Мы качали воду для бани, когда прибыл этап. 30 женщин стояли у вахты. Девчата побежали смотреть. Вахтеры, как всегда, отгоняли их от вновь прибывших. К ним не пускали, пока не приняты, но лагерь успел узнать: с 13-го, не инвалиды.

Их поместили в рабочий барак, в соседнюю с нашей секцию. Окончив качать, пошла туда. Как всегда с новым этапом, суета, груда вещей на полу, размещение по нарам. Мне указали: вон Ивинская, та самая!

Она стояла в распахнутом бушлате, что-то взволнованно говоря, кому-то доказывая:

— Так нельзя, ну просто немыслимо! — Платок сполз у нее с головы, открыв пышные светлые волосы.

— Ольга Всеволодовна, — позвала ее какая-то женщина, — вот свободное место на нижних нарах.

— Ну и слава Богу! — просияла она, подхватив свой чемодан.

Мы познакомились с ней на следующий день.

— Я встречалась с Борисом Леонидовичем у Андрея Белого. А после войны уже раз заходила к нему на Лаврушинский, — сказала я ей. — Могли бы мы с вами и там встретиться, а вот где пришлось.

— Да, лучше бы там... Меня, вероятно, дома не было.

— Скажите, где Борис Леонидович, что с ним?

— Я от него ничего не имею, но мама моя писала, что он где-то под Вяткой, здоров. Обещала переслать его открытку.

Через несколько дней она получила и письмо и огромную посылку. Щедрой рукой угощала всех, устроила целый литературно-гастрономический пир на своих нарах. Мы, человек пять, сидели, поджав ноги, на нарах, пили чай, слушали стихи — она знала очень много стихов Бориса

 

- 230 -

Леонидовича. Говорила о нем. Ольга Всеволодовна забавно и мило изображала, как он на даче раскланивается с деревьями, беседует с кошками. Рассказывала, что у нее есть сиамский кот, которого он очень любит. Она умела видеть смешное и рассказать о смешном.

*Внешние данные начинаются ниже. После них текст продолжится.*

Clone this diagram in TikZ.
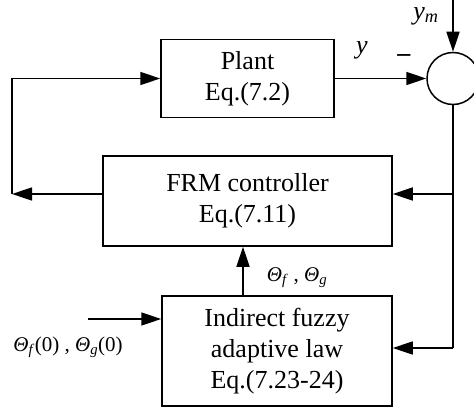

Не только рассказать, передать интонации Бориса Леонидовича, жесты и выражения в быту. И нежность, и восхищение Пастернаком передавались ею в одежде шутки. Мне очень нравилось это. Я повела ее в полустационар к Татьяне Михайловне и Нине Дмитриевне — угостить их стихами.

Вечерами, сидя в темноте на нарах, мы много говорили о судьбах литературы, о поэзии, читали друг другу и свои стихи.

Пришло письмо из дома, в нем открытка, написанная почерком Бориса Леонидовича, — несколько теплых, заботливых слов, без пометки — от кого и откуда, и фотография ее детей.

— Это — Ирочка, от первого брака, а это Митрон, — сияя, показывала она. — Какой большой стал!

Я рассматривала тонкое, задорное личико девушки и пучеглазого мальчика.

— Пожалуй, он похож на Бориса Леонидовича...

— Да, находят, что похож, — кивнула она пушистой головой, — и Борис Леонидович очень любит его...

Рассказы полны бытовых подробностей, овеяны светом прошлого счастья...

Только уже выйдя из лагерей, я узнала, что у Бориса Леонидовича другая жена, что та жила с ним в Переделкине и что Митя-Митрон вовсе не сын Пастернака. Ольга Всеволодовна — «вторая действительность», как сказал Борис Леонидович.

Ольга Всеволодовна реализовала в прошлое несостоявшуюся мечту. Это не единственный случай в лагерях, я уже писала об этом.